** BEGIN Information supplied **

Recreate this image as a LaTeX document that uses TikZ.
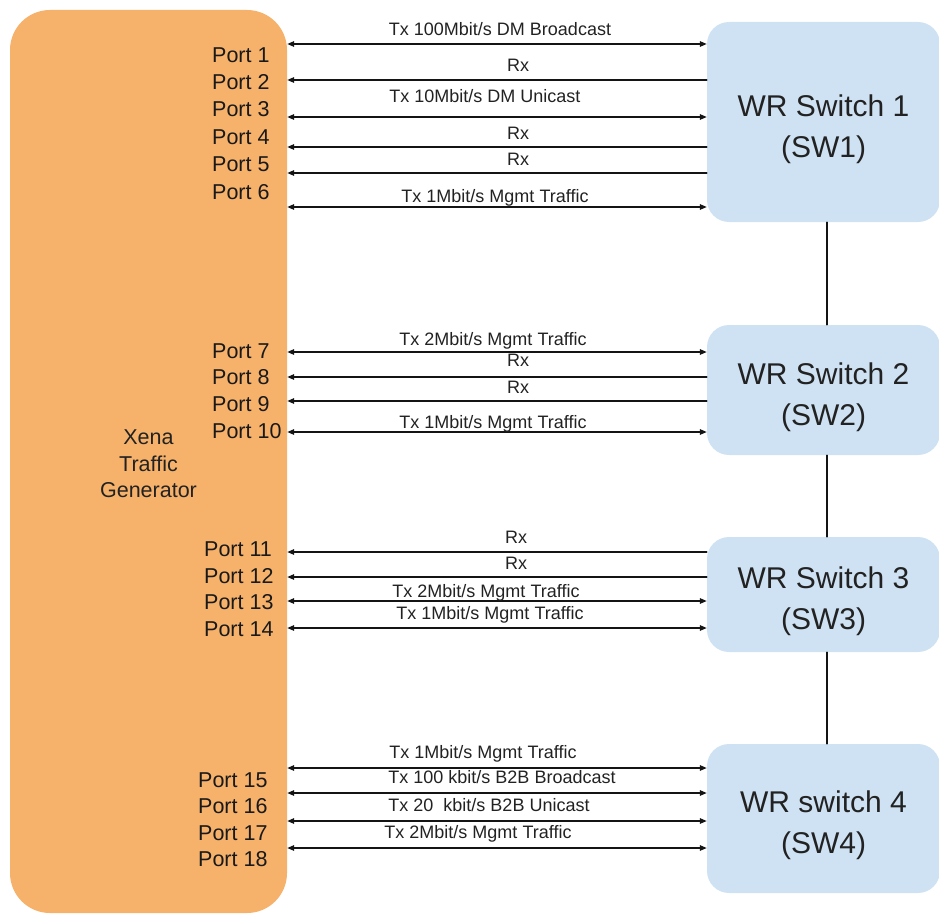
\documentclass[tikz,border=0pt]{standalone}
\usepackage{fontspec}
\setmainfont{Liberation Sans}
\usetikzlibrary{arrows.meta,calc}
\definecolor{xenaorange} {RGB}{246,178,107}
\definecolor{switchblue} {RGB}{207,226,243}
\definecolor{textgray}   {RGB}{ 34, 34, 34}
\definecolor{linkcol}    {RGB}{ 20, 20, 20}
\tikzset{
  %% Big rounded boxes
  xenabox/.style={
    fill=xenaorange, rounded corners=40pt, inner sep=0pt,
    align=center, text=textgray,
    font=\fontsize{21.5}{26.5}\selectfont
  },
  switchbox/.style={
    fill=switchblue, rounded corners=22pt, inner sep=0pt,
    align=center, text=textgray,
    font=\fontsize{30}{41}\selectfont
  },
  %% Plain text labels
  portlabel/.style={
    anchor=west, inner sep=0pt, text=black!90,
    text height=15.5pt, text depth=0pt,
    font=\fontsize{21.5}{24}\selectfont
  },
  linklabel/.style={
    inner sep=0pt, text=textgray,
    text height=13pt, text depth=0pt,
    font=\fontsize{18}{20}\selectfont
  },
  %% Connectors
  txlink/.style={
    draw=linkcol, line width=1.4pt,
    {Triangle[length=7pt,width=5.5pt]}-{Triangle[length=7pt,width=5.5pt]}
  },
  rxlink/.style={
    draw=linkcol, line width=1.4pt,
    {Triangle[length=7pt,width=5.5pt]}-
  },
  trunk/.style={draw=linkcol, line width=1.4pt},
}
\newcommand{\toppad}[1]{\rule{0pt}{#1}}

\begin{document}
\begin{tikzpicture}[x=1pt, y=-1pt, line cap=round, line join=round]

  \useasboundingbox (0,0) rectangle (939,915);

  %% ══════════════════════════════════════════════════════════════════════
  %%  TRAFFIC GENERATOR
  %% ══════════════════════════════════════════════════════════════════════
  \node[xenabox, minimum width=277pt, minimum height=903pt]
        (xena) at (148.5,461.5) {\toppad{19.5pt}Xena\\Traffic\\Generator};

  %% ══════════════════════════════════════════════════════════════════════
  %%  SWITCHES
  %% ══════════════════════════════════════════════════════════════════════
  \node[switchbox, minimum width=233pt, minimum height=200pt]
        (sw1) at (823.5,122)   {\toppad{36pt}WR Switch 1\\(SW1)};
  \node[switchbox, minimum width=233pt, minimum height=130pt]
        (sw2) at (823.5,390)   {\toppad{36pt}WR Switch 2\\(SW2)};
  \node[switchbox, minimum width=233pt, minimum height=115pt]
        (sw3) at (823.5,594.5) {\toppad{36pt}WR Switch 3\\(SW3)};
  \node[switchbox, minimum width=233pt, minimum height=149pt]
        (sw4) at (823.5,818.5) {\toppad{36pt}WR switch 4\\(SW4)};

  %% Chain between switches
  \draw[trunk] ([xshift=3.5pt]sw1.south) -- ([xshift=3.5pt]sw2.north);
  \draw[trunk] ([xshift=3.5pt]sw2.south) -- ([xshift=3.5pt]sw3.north);
  \draw[trunk] ([xshift=3.5pt]sw3.south) -- ([xshift=3.5pt]sw4.north);

  %% ── Port names ───────────────────────────────────────────────────────
  \foreach \yp/\xp [count=\i] in {
    55/212, 82/212, 109/212, 137/212, 164/212, 192/212,
    351/212, 377/212, 404/212, 431/212,
    549/204, 576/204, 602/204, 629/204,
    780/198, 806/198, 833/198, 859/198
  }{
    \node[portlabel] (port\i) at (\xp,\yp) {Port \i};
  }

  %% ── Links: arrow y / label y / label x / switch / kind / text ────────
  \foreach \ya/\yl/\xl/\sw/\kind/\txt [count=\i] in {
    44/29/500/sw1/txlink/{Tx 100Mbit/s DM Broadcast},
    80/65/518/sw1/rxlink/{Rx},
    117/96/485/sw1/txlink/{Tx 10Mbit/s DM Unicast},
    147/133/518/sw1/rxlink/{Rx},
    173/159/518/sw1/rxlink/{Rx},
    207/196/495/sw1/txlink/{Tx 1Mbit/s Mgmt Traffic},
    352/339/493/sw2/txlink/{Tx 2Mbit/s Mgmt Traffic},
    377/360/518/sw2/rxlink/{Rx},
    401/387/518/sw2/rxlink/{Rx},
    432/422/493/sw2/txlink/{Tx 1Mbit/s Mgmt Traffic},
    552/537/516/sw3/rxlink/{Rx},
    577/563/516/sw3/rxlink/{Rx},
    601/591/486/sw3/txlink/{Tx 2Mbit/s Mgmt Traffic},
    628/613/490/sw3/txlink/{Tx 1Mbit/s Mgmt Traffic},
    768/752/483/sw4/txlink/{Tx 1Mbit/s Mgmt Traffic},
    793/777/502/sw4/txlink/{Tx 100 kbit/s B2B Broadcast},
    821/805/489/sw4/txlink/{Tx 20\ \ kbit/s B2B Unicast},
    848/832/478/sw4/txlink/{Tx 2Mbit/s Mgmt Traffic}
  }{
    \coordinate (lk\i) at (0,\ya);
    \draw[\kind] (xena.east |- lk\i) -- (\sw.west |- lk\i);
    \node[linklabel] (lab\i) at (\xl,\yl) {\txt};
  }

\end{tikzpicture}
\end{document}
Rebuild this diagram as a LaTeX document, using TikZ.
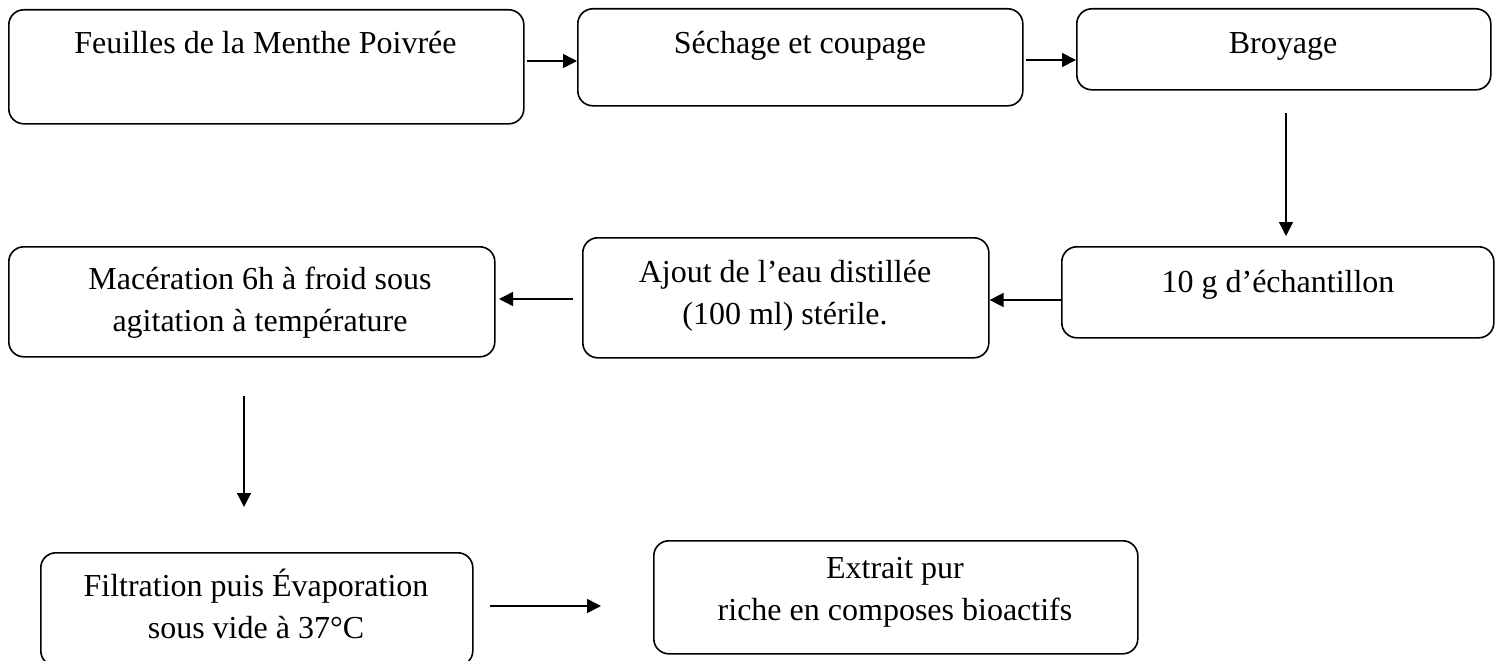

** END Information supplied **

◆ **Exercise requirements**
Reproduce the data above in full, exactly as it is, with the pictures left out.

◆ **Response for this exercise**
Recreate this image as a LaTeX document that uses TikZ.
\documentclass[tikz,border=0pt]{standalone}
\usepackage{fontspec}
\setmainfont{Liberation Sans}
\usetikzlibrary{arrows.meta,calc}
\definecolor{xenaorange} {RGB}{246,178,107}
\definecolor{switchblue} {RGB}{207,226,243}
\definecolor{textgray}   {RGB}{ 34, 34, 34}
\definecolor{linkcol}    {RGB}{ 20, 20, 20}
\tikzset{
  %% Big rounded boxes
  xenabox/.style={
    fill=xenaorange, rounded corners=40pt, inner sep=0pt,
    align=center, text=textgray,
    font=\fontsize{21.5}{26.5}\selectfont
  },
  switchbox/.style={
    fill=switchblue, rounded corners=22pt, inner sep=0pt,
    align=center, text=textgray,
    font=\fontsize{30}{41}\selectfont
  },
  %% Plain text labels
  portlabel/.style={
    anchor=west, inner sep=0pt, text=black!90,
    text height=15.5pt, text depth=0pt,
    font=\fontsize{21.5}{24}\selectfont
  },
  linklabel/.style={
    inner sep=0pt, text=textgray,
    text height=13pt, text depth=0pt,
    font=\fontsize{18}{20}\selectfont
  },
  %% Connectors
  txlink/.style={
    draw=linkcol, line width=1.4pt,
    {Triangle[length=7pt,width=5.5pt]}-{Triangle[length=7pt,width=5.5pt]}
  },
  rxlink/.style={
    draw=linkcol, line width=1.4pt,
    {Triangle[length=7pt,width=5.5pt]}-
  },
  trunk/.style={draw=linkcol, line width=1.4pt},
}
\newcommand{\toppad}[1]{\rule{0pt}{#1}}

\begin{document}
\begin{tikzpicture}[x=1pt, y=-1pt, line cap=round, line join=round]

  \useasboundingbox (0,0) rectangle (939,915);

  %% ══════════════════════════════════════════════════════════════════════
  %%  TRAFFIC GENERATOR
  %% ══════════════════════════════════════════════════════════════════════
  \node[xenabox, minimum width=277pt, minimum height=903pt]
        (xena) at (148.5,461.5) {\toppad{19.5pt}Xena\\Traffic\\Generator};

  %% ══════════════════════════════════════════════════════════════════════
  %%  SWITCHES
  %% ══════════════════════════════════════════════════════════════════════
  \node[switchbox, minimum width=233pt, minimum height=200pt]
        (sw1) at (823.5,122)   {\toppad{36pt}WR Switch 1\\(SW1)};
  \node[switchbox, minimum width=233pt, minimum height=130pt]
        (sw2) at (823.5,390)   {\toppad{36pt}WR Switch 2\\(SW2)};
  \node[switchbox, minimum width=233pt, minimum height=115pt]
        (sw3) at (823.5,594.5) {\toppad{36pt}WR Switch 3\\(SW3)};
  \node[switchbox, minimum width=233pt, minimum height=149pt]
        (sw4) at (823.5,818.5) {\toppad{36pt}WR switch 4\\(SW4)};

  %% Chain between switches
  \draw[trunk] ([xshift=3.5pt]sw1.south) -- ([xshift=3.5pt]sw2.north);
  \draw[trunk] ([xshift=3.5pt]sw2.south) -- ([xshift=3.5pt]sw3.north);
  \draw[trunk] ([xshift=3.5pt]sw3.south) -- ([xshift=3.5pt]sw4.north);

  %% ── Port names ───────────────────────────────────────────────────────
  \foreach \yp/\xp [count=\i] in {
    55/212, 82/212, 109/212, 137/212, 164/212, 192/212,
    351/212, 377/212, 404/212, 431/212,
    549/204, 576/204, 602/204, 629/204,
    780/198, 806/198, 833/198, 859/198
  }{
    \node[portlabel] (port\i) at (\xp,\yp) {Port \i};
  }

  %% ── Links: arrow y / label y / label x / switch / kind / text ────────
  \foreach \ya/\yl/\xl/\sw/\kind/\txt [count=\i] in {
    44/29/500/sw1/txlink/{Tx 100Mbit/s DM Broadcast},
    80/65/518/sw1/rxlink/{Rx},
    117/96/485/sw1/txlink/{Tx 10Mbit/s DM Unicast},
    147/133/518/sw1/rxlink/{Rx},
    173/159/518/sw1/rxlink/{Rx},
    207/196/495/sw1/txlink/{Tx 1Mbit/s Mgmt Traffic},
    352/339/493/sw2/txlink/{Tx 2Mbit/s Mgmt Traffic},
    377/360/518/sw2/rxlink/{Rx},
    401/387/518/sw2/rxlink/{Rx},
    432/422/493/sw2/txlink/{Tx 1Mbit/s Mgmt Traffic},
    552/537/516/sw3/rxlink/{Rx},
    577/563/516/sw3/rxlink/{Rx},
    601/591/486/sw3/txlink/{Tx 2Mbit/s Mgmt Traffic},
    628/613/490/sw3/txlink/{Tx 1Mbit/s Mgmt Traffic},
    768/752/483/sw4/txlink/{Tx 1Mbit/s Mgmt Traffic},
    793/777/502/sw4/txlink/{Tx 100 kbit/s B2B Broadcast},
    821/805/489/sw4/txlink/{Tx 20\ \ kbit/s B2B Unicast},
    848/832/478/sw4/txlink/{Tx 2Mbit/s Mgmt Traffic}
  }{
    \coordinate (lk\i) at (0,\ya);
    \draw[\kind] (xena.east |- lk\i) -- (\sw.west |- lk\i);
    \node[linklabel] (lab\i) at (\xl,\yl) {\txt};
  }

\end{tikzpicture}
\end{document}
Rebuild this diagram as a LaTeX document, using TikZ.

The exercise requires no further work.